Такая пара есть в романе «Анна Каренина»: Кознышев и Варенька, прекрасные люди, по мнению всех окружащих, созданные для совместной жизни. Но, так как именно жизнь-то и не била в них ключом, то, при всем их полном согласии подчиниться безмолвному приговору окружающих, они так и не сумели сказать друг другу решающих судьбу слов.
Возлюбя единую жизнь, Лев Толстой изображал не столько людей с их жизнью и характерами, сколько единую, всемирную жизнь, как она развивается в живых существах. Каждое лицо создавалось у него из совокупности множества отдельных черт, множества, которое начинает казаться бесконечно-неистощимым, — и потому изображаемый человек делался живым, единственным, ни на кого более не похожим. Так создавались у Льва Толстого индивидуальности, беспредельные и иррациональные, как сама жизнь. Все эти индивидуальности у Льва Толстого как бы самоцветны и переливают, и ни одна не окрашена в один цвет. Но почти никогда не проводил Лев Толстой в своих портретах тех последних, крайних, грубых очертаний, которые обращали бы изображаемое лицо в тип. От этого зависит то, что имена его действующих лиц не сделались ходячими, как бы нарицательными именами: слишком они живы, и нет в них никакой искусственной ограниченности для того, чтобы служить представителями целых разрядов сходных с ними людей. В этом отношении Лев Толстой представляет полную противоположность Гоголю, наиболее мертвенно изображавшему людей, но у которого зато что ни лицо, то и тип.
Так же и в изображении чувств Лев Толстой прямо противоположен Пушкину, знавшему лишь ясные и определенные чувства, замкнутые каждое в своем кругу. Лев Толстой не знал ни цельных людей, ни цельных чувств, — он все дробил на мельчайшие элементы.

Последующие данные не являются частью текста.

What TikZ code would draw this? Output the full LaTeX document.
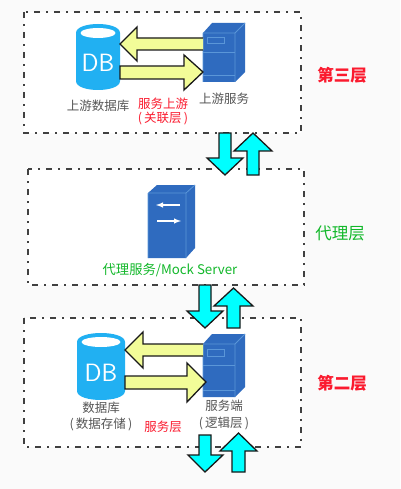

Кстати, интересно заметить, что из всех современных ему писателей Лев Толстой был дружен с Фетом, изобразителем тончайших душевных движений, одним из предтеч современного символического течения русской литературы; из прежних же поэтов Лев Толстой чрезвычайно высоко ставил, — на первое место среди русских поэтов, — Тютчева, глубокого и вдохновенного созерцателя живой природы.
Как ни велика творческая сила Льва Толстого, это дивное чувство жизни в его произведениях куплено дорогою ценою. Чтобы «заразить», — по собственному выражению Льва Толстого, — читателя этим ощущением жизни, недостаточно было только наблюсти жизнь и провести через себя эти наблюдения. Надо было сделать большее, — весь наблюденный материал совершенно переделать в себе, совершенно сокрушив его привычные для мира сочетания и отношения, и потом из этого хаоса в самом себе создать из себя новый мир. Таким представляется мне творчество Льва Толстого. Этот новый мир, очевидно, не вполне точно соответствует нашему миру, но его удивительной жизни нельзя не верить, — столь победителен этот избыток творческой силы.

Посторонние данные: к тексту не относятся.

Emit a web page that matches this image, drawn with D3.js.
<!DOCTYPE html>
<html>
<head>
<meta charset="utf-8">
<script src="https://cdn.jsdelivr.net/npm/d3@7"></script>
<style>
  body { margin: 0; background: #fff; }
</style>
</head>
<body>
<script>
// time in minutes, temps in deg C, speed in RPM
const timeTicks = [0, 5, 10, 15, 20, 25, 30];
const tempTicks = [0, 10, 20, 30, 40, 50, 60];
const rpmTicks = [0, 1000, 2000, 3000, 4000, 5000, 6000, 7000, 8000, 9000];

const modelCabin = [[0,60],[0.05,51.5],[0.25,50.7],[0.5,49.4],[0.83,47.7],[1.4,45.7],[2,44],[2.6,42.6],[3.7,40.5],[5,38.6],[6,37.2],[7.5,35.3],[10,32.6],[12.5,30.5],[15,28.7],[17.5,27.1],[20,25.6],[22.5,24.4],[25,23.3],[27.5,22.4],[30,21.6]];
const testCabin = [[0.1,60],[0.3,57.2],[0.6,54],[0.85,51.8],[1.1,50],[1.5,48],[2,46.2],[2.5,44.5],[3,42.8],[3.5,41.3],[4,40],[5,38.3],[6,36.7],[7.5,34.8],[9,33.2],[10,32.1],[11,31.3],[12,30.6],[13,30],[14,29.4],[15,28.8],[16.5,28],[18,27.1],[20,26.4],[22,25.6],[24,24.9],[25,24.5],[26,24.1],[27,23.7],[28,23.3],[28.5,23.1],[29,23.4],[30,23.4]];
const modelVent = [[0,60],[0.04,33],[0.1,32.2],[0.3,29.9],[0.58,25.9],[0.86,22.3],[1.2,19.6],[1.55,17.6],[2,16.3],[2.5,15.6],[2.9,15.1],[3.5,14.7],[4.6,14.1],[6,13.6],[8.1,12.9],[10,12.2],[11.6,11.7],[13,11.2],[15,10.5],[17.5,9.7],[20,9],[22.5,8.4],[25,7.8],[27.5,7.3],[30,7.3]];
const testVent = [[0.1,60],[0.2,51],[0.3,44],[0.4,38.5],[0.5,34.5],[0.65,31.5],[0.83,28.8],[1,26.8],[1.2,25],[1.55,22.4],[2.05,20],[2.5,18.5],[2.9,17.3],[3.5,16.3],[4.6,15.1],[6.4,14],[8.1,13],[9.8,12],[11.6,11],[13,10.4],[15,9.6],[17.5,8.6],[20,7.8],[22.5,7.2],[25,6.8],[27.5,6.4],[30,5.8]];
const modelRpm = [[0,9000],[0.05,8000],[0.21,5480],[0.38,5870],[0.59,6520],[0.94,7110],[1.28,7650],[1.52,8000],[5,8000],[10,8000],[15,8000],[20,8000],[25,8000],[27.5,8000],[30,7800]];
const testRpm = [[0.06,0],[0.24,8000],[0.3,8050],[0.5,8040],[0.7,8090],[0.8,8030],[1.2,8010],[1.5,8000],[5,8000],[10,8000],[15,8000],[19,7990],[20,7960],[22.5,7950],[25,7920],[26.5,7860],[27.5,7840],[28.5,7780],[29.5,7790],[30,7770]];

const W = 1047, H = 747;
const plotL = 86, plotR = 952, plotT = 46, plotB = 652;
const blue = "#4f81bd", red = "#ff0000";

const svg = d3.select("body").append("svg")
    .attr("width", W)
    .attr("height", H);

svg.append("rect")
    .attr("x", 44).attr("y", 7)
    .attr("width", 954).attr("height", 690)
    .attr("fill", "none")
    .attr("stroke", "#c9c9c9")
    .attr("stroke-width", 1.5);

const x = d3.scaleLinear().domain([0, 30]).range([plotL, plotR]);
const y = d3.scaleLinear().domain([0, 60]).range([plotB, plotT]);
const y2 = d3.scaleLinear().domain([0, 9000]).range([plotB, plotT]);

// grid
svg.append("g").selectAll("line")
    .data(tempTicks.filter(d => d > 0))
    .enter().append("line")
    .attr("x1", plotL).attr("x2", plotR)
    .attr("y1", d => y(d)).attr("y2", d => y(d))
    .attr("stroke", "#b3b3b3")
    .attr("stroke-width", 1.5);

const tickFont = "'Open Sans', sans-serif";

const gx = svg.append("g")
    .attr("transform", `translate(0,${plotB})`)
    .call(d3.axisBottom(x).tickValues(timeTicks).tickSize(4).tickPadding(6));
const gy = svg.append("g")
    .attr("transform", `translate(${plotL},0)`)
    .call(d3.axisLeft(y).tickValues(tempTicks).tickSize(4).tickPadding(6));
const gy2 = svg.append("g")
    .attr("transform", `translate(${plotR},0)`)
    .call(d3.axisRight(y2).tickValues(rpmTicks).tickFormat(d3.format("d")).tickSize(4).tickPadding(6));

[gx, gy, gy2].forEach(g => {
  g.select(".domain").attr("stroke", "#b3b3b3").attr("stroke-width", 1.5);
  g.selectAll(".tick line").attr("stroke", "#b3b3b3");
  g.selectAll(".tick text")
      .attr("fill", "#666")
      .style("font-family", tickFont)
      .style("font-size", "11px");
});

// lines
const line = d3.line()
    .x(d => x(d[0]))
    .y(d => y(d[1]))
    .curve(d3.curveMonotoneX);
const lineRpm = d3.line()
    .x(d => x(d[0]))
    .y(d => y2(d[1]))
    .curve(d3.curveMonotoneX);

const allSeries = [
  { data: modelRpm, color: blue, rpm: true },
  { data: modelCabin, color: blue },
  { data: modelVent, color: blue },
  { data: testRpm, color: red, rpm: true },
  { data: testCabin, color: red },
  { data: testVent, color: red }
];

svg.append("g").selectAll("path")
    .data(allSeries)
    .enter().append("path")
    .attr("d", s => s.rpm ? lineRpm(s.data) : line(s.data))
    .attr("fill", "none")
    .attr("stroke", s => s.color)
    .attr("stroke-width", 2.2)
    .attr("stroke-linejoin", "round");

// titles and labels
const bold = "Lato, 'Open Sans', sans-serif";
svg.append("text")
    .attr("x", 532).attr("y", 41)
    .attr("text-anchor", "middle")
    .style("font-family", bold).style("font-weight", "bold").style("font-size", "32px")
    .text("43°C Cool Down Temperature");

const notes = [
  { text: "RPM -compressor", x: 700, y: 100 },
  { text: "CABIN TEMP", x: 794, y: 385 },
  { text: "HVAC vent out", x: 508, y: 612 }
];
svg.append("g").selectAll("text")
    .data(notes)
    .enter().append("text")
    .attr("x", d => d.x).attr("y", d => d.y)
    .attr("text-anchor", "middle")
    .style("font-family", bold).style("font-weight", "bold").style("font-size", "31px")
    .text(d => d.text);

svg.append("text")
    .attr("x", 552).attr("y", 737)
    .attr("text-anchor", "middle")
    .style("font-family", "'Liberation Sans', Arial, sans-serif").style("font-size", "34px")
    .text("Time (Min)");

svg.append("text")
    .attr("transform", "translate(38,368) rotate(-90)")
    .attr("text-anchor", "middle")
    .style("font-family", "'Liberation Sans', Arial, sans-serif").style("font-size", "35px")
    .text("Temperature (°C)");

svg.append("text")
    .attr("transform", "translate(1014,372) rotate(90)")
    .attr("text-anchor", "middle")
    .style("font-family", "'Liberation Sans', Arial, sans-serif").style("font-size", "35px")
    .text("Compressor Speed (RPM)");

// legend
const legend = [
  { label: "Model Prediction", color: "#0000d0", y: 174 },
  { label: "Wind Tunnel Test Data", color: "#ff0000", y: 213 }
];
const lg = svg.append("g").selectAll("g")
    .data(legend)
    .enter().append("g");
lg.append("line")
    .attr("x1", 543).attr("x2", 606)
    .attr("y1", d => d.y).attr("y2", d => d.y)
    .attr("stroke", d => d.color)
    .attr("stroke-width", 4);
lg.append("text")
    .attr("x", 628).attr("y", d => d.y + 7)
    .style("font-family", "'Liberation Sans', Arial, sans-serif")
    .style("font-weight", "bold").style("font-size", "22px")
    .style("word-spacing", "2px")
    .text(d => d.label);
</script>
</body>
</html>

Строго говоря, Лев Толстой изображал всегда только свое «я» в многогранных его разветвлениях. Он и начал с малого круга полуавтобиографических повестей и все расширял свой дивный мир. Он знал и признавал лишь то, что сам непосредственно воспринял. Прочего для него не было, и он словно не верил в накопленные знания, в культуру, цивилизацию, науку, традиции, установления. Медицина для него — шарлатанство. Крики, исторгаемые болью, — притворство.
«Впечатление наше при виде страдания детей и животных есть больше наше, чем их страдание» («О жизни»).
Но и у взрослого, рассказывает он однажды («Война и мир»), боль исторгала «отчаянный, но притворный крик».
Внешний мир как бы вовсе не был нужен Льву Толстому, — потому указание на прекращение человеческого рода совсем не казалось ему аргументом против его проповеди целомудрия. Будущие и прошлые поколения ему не любопытны; его исторический роман, в сущности, вовсе не исторический. В современной жизни он тоже не знал многого: не знал жизни среднего городского класса, городской бедноты.
Он был как бы замкнут в некотором кругу, — но какой это был громадный круг, и какая обаятельная совершалась в нем жизнь!
Познавать полноту жизни надо не разумом, который бессилен в этом, а только самою жизнью. Смысл жизни лежит в ее отношении к бесконечному. Является вопрос, как надо жить, вопрос, много занимавший Льва Толстого, вопрос, которому посвящены многие страницы и художественных, и теоретических его произведений.
Я должен жить, чтобы познавать жизнь жизнью, — надо, очевидно, жить полною жизнью (отсюда проповедь труда) и доверяться жизни и заключенной в ней правде, отрываясь от обманчивых обольщений своего призрачного «я» (отсюда проповедь непротивления злу).
«Все образуется», — говорит в «Анне Карениной» камердинер Облонскому и этим утешает его.
«Перемелется, мука будет», — так озаглавлена одна из глав «Отрочества».